When the risk-free rate is 0% or close to it, this approach makes sense.
While the risk-free rate is by no means a large factor in most investment portfolios, it is coming off its multi-year lows and showing signs that it will continue to increase over the next few years. When the choice is between getting a positive and potentially significant riskless return or zero return for uninvested cash, it helps to understand some of the impacts that falling short of the potential target can have.
What is the Risk-Free Rate?
What the actual risk-free rate is can differ in theory and practice.
The Federal Funds rate is used as the risk-free rate in many portfolio calculations. This is the rate that banks lend to each other overnight. There is no rule that says that investors have to earn this rate, but there is not much reason for them not to be able to when we consider that one goal of our fractional reserve banking system is simply for banks to get funds from investors to then lend out at a higher interest rate.
But bank accounts vary considerably in terms of their interest rates and terms (savings, checking money market, CDs, etc.).

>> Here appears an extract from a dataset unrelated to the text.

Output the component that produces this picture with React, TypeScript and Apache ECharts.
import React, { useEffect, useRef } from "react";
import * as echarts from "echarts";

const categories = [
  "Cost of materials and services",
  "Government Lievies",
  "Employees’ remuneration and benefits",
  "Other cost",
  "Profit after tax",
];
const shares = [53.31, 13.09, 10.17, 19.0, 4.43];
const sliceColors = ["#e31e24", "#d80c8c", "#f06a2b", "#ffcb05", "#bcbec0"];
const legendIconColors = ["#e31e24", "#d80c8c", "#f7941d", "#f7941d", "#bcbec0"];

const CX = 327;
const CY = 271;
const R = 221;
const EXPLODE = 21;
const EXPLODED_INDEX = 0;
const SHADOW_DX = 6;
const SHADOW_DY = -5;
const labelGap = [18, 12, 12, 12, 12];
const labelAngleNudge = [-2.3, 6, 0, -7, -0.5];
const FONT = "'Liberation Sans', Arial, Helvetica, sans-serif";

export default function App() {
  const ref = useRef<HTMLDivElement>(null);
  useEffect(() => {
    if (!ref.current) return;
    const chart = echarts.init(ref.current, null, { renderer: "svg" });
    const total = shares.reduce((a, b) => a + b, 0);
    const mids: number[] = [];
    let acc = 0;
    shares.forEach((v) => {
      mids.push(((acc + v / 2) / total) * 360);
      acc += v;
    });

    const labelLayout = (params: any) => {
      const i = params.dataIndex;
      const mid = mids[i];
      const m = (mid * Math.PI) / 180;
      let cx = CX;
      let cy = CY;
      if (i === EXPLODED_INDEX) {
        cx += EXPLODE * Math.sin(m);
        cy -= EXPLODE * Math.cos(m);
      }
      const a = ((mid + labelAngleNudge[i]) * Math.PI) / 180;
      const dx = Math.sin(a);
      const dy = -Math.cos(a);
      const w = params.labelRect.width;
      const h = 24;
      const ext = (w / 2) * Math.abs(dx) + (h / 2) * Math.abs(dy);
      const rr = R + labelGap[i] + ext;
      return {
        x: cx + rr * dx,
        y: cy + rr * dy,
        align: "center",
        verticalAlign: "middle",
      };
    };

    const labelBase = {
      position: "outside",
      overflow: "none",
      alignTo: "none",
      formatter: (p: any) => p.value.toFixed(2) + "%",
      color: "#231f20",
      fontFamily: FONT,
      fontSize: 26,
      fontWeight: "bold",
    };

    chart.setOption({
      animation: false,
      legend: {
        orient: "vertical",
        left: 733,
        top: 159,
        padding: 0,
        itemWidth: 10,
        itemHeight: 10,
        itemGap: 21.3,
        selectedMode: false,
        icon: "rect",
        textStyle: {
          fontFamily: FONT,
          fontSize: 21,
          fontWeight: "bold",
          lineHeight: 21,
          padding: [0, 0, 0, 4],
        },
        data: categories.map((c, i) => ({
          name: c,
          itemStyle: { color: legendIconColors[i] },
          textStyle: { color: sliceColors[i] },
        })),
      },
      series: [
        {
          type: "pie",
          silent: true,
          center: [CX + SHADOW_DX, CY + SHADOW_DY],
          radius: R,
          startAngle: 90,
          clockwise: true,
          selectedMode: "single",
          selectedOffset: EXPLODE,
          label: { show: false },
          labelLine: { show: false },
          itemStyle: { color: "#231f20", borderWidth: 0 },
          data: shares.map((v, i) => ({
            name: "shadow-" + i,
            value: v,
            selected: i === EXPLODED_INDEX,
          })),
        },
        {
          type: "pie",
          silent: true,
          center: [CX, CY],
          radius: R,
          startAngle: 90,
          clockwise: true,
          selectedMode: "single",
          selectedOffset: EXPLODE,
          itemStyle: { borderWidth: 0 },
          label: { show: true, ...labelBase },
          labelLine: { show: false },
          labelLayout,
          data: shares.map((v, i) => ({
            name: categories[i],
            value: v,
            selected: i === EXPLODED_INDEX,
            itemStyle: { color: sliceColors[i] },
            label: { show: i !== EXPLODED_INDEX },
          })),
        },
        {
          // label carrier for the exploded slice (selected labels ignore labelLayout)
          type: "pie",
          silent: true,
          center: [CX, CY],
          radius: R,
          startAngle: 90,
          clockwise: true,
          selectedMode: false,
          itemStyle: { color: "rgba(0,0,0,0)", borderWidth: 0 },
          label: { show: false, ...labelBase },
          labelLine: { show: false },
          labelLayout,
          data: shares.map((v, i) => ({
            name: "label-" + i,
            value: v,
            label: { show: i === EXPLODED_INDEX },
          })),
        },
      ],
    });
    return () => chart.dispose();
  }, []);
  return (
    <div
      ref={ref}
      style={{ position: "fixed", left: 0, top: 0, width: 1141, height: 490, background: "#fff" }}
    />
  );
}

For a savings account, getting close to the Federal Funds rate is definitely achievable, especially in the current market environment where a bank’s location has little bearing on whether you can open an account there.
But so is getting much less than the Federal Funds rate. In fact, the FDIC reports that the national average rates on savings, interest checking, and money market account rates are 0.09%, 0.06%, and 0.16%, respectively.

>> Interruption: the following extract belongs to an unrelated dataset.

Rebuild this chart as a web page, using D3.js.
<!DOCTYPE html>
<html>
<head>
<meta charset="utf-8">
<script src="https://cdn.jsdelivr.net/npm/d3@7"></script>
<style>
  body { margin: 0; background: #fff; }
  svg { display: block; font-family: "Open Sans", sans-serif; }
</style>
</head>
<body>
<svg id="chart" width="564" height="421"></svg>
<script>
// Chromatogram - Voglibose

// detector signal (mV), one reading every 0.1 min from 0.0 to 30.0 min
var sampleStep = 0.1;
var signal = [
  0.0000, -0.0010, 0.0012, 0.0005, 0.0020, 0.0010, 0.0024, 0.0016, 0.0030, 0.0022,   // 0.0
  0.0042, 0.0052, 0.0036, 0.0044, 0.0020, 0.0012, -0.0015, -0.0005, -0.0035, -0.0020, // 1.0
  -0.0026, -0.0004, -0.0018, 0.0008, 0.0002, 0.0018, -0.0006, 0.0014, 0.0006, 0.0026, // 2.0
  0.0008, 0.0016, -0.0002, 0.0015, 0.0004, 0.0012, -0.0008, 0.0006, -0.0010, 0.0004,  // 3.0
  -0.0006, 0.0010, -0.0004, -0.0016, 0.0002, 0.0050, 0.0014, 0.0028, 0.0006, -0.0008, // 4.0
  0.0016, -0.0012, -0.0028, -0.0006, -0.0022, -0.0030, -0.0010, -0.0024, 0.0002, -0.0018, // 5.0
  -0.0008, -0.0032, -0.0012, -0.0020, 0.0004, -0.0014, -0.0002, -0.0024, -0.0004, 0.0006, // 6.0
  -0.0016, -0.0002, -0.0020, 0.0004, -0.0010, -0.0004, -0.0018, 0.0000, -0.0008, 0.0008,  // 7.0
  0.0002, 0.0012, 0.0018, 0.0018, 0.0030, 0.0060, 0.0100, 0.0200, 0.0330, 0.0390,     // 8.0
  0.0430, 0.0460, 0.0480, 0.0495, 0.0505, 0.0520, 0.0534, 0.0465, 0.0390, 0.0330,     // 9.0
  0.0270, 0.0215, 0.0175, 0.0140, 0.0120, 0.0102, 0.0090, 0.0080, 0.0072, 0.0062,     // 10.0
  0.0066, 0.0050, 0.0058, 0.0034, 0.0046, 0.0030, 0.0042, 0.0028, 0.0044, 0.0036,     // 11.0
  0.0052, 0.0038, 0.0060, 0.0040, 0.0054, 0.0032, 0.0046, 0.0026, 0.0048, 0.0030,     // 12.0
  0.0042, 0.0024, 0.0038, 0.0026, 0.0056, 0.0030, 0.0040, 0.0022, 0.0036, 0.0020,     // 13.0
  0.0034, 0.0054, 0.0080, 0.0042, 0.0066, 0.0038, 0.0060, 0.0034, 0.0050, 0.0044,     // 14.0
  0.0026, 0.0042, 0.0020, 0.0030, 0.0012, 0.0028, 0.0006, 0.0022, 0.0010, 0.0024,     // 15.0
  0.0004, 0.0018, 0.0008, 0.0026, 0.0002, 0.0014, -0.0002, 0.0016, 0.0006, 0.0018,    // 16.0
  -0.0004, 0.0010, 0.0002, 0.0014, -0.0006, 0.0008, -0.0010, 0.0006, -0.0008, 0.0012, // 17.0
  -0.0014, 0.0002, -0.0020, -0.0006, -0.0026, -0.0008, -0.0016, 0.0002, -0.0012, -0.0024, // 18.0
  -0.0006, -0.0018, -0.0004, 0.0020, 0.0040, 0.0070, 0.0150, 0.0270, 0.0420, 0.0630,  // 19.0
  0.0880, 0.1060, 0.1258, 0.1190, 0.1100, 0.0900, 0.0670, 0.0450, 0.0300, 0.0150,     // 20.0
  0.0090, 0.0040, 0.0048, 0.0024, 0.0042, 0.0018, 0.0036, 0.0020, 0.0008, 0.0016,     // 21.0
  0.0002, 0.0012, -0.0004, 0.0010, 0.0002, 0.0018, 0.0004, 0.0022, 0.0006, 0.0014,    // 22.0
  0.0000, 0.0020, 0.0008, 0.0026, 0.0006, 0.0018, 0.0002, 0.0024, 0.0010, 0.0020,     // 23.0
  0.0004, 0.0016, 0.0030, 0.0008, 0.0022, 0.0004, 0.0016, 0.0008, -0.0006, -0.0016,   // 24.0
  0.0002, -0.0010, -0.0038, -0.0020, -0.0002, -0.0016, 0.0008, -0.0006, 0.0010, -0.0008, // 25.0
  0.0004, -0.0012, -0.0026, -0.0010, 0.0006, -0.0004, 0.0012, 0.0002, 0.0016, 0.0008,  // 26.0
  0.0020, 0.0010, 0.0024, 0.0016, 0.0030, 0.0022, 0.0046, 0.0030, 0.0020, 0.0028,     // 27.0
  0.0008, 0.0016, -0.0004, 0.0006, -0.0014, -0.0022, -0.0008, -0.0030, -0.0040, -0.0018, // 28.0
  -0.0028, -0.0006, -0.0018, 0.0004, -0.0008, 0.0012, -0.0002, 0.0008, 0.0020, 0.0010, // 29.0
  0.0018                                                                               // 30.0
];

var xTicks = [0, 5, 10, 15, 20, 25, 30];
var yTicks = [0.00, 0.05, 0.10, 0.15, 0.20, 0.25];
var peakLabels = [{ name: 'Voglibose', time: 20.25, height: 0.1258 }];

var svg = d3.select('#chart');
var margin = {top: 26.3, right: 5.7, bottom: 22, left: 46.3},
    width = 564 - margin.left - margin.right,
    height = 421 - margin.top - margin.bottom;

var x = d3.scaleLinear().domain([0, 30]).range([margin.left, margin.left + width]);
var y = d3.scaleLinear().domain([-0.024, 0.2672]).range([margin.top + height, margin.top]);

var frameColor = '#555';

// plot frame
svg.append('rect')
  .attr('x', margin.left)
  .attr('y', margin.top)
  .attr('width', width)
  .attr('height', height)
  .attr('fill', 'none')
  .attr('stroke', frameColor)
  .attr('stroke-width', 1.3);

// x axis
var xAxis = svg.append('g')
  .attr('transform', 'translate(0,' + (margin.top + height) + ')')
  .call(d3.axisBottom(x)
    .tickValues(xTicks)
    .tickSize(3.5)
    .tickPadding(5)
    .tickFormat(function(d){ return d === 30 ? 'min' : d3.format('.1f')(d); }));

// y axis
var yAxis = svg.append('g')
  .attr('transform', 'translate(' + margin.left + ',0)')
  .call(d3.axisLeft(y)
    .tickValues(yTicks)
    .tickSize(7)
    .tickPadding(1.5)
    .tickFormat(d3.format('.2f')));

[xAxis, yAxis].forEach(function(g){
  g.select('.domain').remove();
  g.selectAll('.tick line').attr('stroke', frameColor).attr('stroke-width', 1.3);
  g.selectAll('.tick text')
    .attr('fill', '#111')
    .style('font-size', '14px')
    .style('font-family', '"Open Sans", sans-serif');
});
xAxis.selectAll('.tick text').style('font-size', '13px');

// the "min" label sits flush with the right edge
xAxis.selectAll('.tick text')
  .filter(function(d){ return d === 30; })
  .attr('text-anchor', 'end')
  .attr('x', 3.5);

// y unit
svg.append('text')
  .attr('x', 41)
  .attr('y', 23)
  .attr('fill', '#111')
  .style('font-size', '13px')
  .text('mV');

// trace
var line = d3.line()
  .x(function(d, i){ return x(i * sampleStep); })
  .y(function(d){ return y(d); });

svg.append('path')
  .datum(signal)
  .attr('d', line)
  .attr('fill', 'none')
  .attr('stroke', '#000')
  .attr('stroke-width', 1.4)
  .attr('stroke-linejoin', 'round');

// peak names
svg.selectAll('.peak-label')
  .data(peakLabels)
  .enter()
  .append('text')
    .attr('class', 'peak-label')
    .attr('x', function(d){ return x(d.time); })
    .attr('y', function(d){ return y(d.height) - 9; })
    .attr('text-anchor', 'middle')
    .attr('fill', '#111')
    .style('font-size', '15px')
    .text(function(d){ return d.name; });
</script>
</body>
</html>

If we remove the filter on bank quality in the above screen, we can find an account for 2.5%, but this is definitely the exception to the rule based on the national statistics.1
Certificates of deposit (CDs) are another route to achieving the risk-free rate. Short-term CDs (or slightly longer term, laddered CDs) can serve as the risk-free investment vehicle as long as liquidity concerns are considered.

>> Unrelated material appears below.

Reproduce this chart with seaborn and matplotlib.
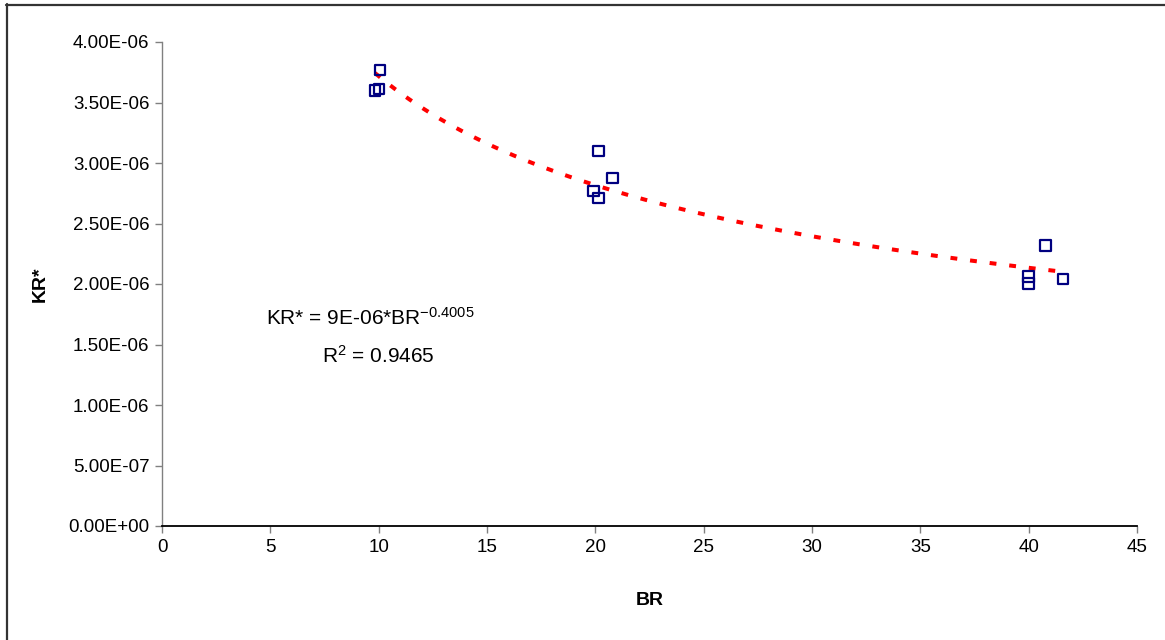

In an actual investment portfolio, an alternative to money market or bank account rates is available by actually investing in short-duration U.S. Treasuries, either directly or through an ETF such as the iShares Short Treasury Bond ETF (SHV). SHV’s current yield is 2.27%, which is in line with the Federal Funds risk-free rate.
The downside to this is that there may be commissions associated with moving money in and out of the asset, and advisory fees may be charged on the allocation depending on the account setup.
Practical issues of accessing these options aside, the bottom line is that there exists a large variance in precise rate available to a given investor at any given time. In this rest of this commentary we aim to demonstrate that this creates a non-trivial impact both on portfolio construction and returns.
Growth of the Risk-Free Asset
Since 1926, the risk-free rate has fluctuated considerably.
Source: Kenneth French Data Library. Data as of October 2018.
Its median value on a rolling 12-month basis has been 2.9%, but it has ranged from 0% to 15.2%. The multi-year lows of the 2010s had not been seen since the Great Depression era.
When we look at how this translates into compounded growth, there is a sizeable amount of money left on the table when the actual risk-free rate is not achieved.
Source: Kenneth French Data Library. Calculations by Newfound. Data as of October 2018.
In the broader context of a portfolio, these results scale based on the actual cash allocation.
If cash earning the risk-free rate were used as the bond component of a 75/25 portfolio, which is not unrealistic for someone who has a larger liquidity reserve and a smaller asset base, this equates to 20 bps per year.
If rebalancing is considered, then the differential is slightly larger (around 25 bps) because as the risk-free rate is increased, when equities are up, less capital is moved away from stocks at the rebalance, and when equities are down, more capital is available for investing through the drawdowns and realizing the (desired) subsequent recovery.
This benefit may not seem like much, but considering how aggressively investors will pursue reducing fees by the same amount, any incremental return helps.
The analogy with fees breaks down unless the fee reduction is obtained for identical strategies (e.g. two S&P 500 funds). This difference in the return from the risk-free rate is not like switching from one value strategy to another because one has a 20 bps lower expense ratio: money saved can easily be eclipsed by the differences in the strategy dynamics.